Rick Morton, Social Affairs Reporter, The Australian, June 20, 2014
AUSTRALIA’S only politician who uses a wheelchair has written to the chairman of the national disability insurance scheme urging the board to listen more carefully to people who have a “lived experience” of disability.
South Australian Legislative Council member Kelly Vincent, who heads the Dignity for Disability Party, wrote to Bruce Bonyhady last week, highlighting the lack of people with disability involved in national forums relating to the landmark NDIS.
It comes after The Australian revealed leading disability advocates and NDIS trial users wrote to the scheme’s bosses warning that it was not delivering the transformational program that was promised.

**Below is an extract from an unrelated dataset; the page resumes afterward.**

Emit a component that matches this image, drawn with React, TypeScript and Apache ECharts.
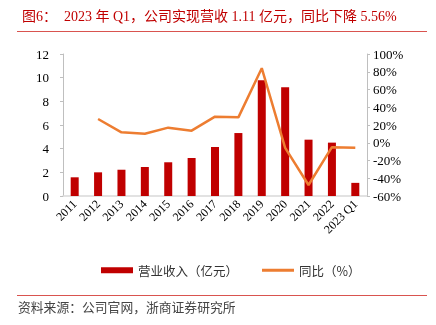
import React, { useEffect, useRef } from "react";
import * as echarts from "echarts";

const categories = ["2011", "2012", "2013", "2014", "2015", "2016", "2017", "2018", "2019", "2020", "2021", "2022", "2023 Q1"];
const revenue = [1.58, 2.0, 2.22, 2.45, 2.85, 3.21, 4.14, 5.32, 9.78, 9.19, 4.76, 4.51, 1.11];
const yoy = [null, 26.8, 11.7, 10.2, 17.0, 13.6, 29.4, 28.6, 84.0, -5.8, -47.6, -5.0, -5.56];
const leftTicks = [0, 12, 2];
const rightTicks = [-60, 100, 20];

const serif = "'Liberation Serif', 'Times New Roman', 'Noto Sans CJK SC', serif";
const cjk = "'Noto Sans CJK SC', sans-serif";

export default function App() {
  const ref = useRef<HTMLDivElement>(null);
  useEffect(() => {
    const chart = echarts.init(ref.current!, null, { renderer: "svg" });
    chart.setOption({
      animation: false,
      title: {
        text: "图6：  2023 年 Q1，公司实现营收 1.11 亿元，同比下降 5.56%",
        left: 17,
        top: 4,
        textStyle: { color: "#c00000", fontSize: 14, fontWeight: "normal", fontFamily: serif },
      },
      graphic: [
        { type: "line", shape: { x1: 17, y1: 31.5, x2: 427, y2: 31.5 }, style: { stroke: "#d9534f", lineWidth: 1 } },
        { type: "line", shape: { x1: 17, y1: 295.5, x2: 427, y2: 295.5 }, style: { stroke: "#d9534f", lineWidth: 1 } },
        {
          type: "text",
          left: 18,
          top: 302,
          style: { text: "资料来源：公司官网，浙商证券研究所", fill: "#444", fontSize: 12.8, fontFamily: serif },
        },
      ],
      legend: {
        top: 259,
        left: 96,
        itemGap: 24,
        itemWidth: 32,
        itemHeight: 6,
        textStyle: { fontSize: 12.5, color: "#333", fontFamily: cjk },
        data: [
          { name: "营业收入（亿元）", icon: "rect" },
          { name: "同比（%）", icon: "path://M0,0 L32,0 L32,3 L0,3 Z" },
        ],
      },
      grid: { left: 63, right: 69, top: 54, bottom: 129 },
      xAxis: {
        type: "category",
        data: categories,
        axisLine: { lineStyle: { color: "#d9d9d9", width: 1.5 } },
        axisTick: { show: false },
        axisLabel: { rotate: 45, color: "#000", fontSize: 12, fontFamily: serif, interval: 0, margin: 6 },
      },
      yAxis: [
        {
          type: "value",
          min: leftTicks[0],
          max: leftTicks[1],
          interval: leftTicks[2],
          splitLine: { show: false },
          axisLine: { show: true, lineStyle: { color: "#bfbfbf" } },
          axisTick: { show: true, length: 3, lineStyle: { color: "#bfbfbf" } },
          axisLabel: { color: "#000", fontSize: 13, fontFamily: serif, margin: 14 },
        },
        {
          type: "value",
          min: rightTicks[0],
          max: rightTicks[1],
          interval: rightTicks[2],
          splitLine: { show: false },
          axisLine: { show: true, lineStyle: { color: "#bfbfbf" } },
          axisTick: { show: true, length: 3, lineStyle: { color: "#bfbfbf" } },
          axisLabel: { color: "#000", fontSize: 13, fontFamily: serif, formatter: "{value}%", margin: 6 },
        },
      ],
      series: [
        {
          name: "营业收入（亿元）",
          type: "bar",
          data: revenue,
          barWidth: 8,
          itemStyle: { color: "#c00000" },
        },
        {
          name: "同比（%）",
          type: "line",
          yAxisIndex: 1,
          data: yoy,
          symbol: "none",
          lineStyle: { color: "#ed7d31", width: 2.5 },
          itemStyle: { color: "#ed7d31" },
        },
      ],
    });
    return () => chart.dispose();
  }, []);
  return <div ref={ref} style={{ position: "fixed", left: 0, top: 0, width: 436, height: 325 }} />;
}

Ms Vincent wrote “in light of increasing disquiet and publicly expressed criticisms’’ over the “implementation and administrative processes of the national disability insurance scheme” there was a need for a national conference involving speakers who were mostly people with disability and family members, not bureaucrats and other stakeholders.
She questioned whether real choice and control had been achieved, whether early intervention was simply given lip service and whether the system favoured people with physical disabilities over intellectual impairments, such as autism.
The letters come after federal Disability Minister Mitch Fifield told Senate Estimates this month the ACT had requested its phase-in to the full NDIS, which begins next month, be extended from two years to 2¼ years.
“We expect 5000 people to be eligible for the NDIS in the ACT, and obviously they cannot all move in on 1 July,” ACT Disability Minister Joy Burch told The Australian.
“We know from the experience of other trial sites that the NDIA (the agency that administers the scheme) has taken around 60 days to get individual packages in place.
“Under our phasing schedule, the NDIA and ACT governments have agreed to ensure that all 5025 participants have made contact with the NDIA within two years, and started the planning process.
“In other words, everyone will be in the front door by 1 July, 2016, but for a small number of people their packages may not be finalised until September of that year. They will continue to receive the services they currently receive until they have transitioned fully to the NDIS.”
The Australian understands a signed, updated bilateral agreement will be available publicly soon. In the new agreement, the NDIA allows for a lag of 30 days to complete packages.
National Disability Services chief executive Ken Baker said it was important to realise the NDIS was not quite a year old and, consequently, there were a “lot of design issues that need to be refined”.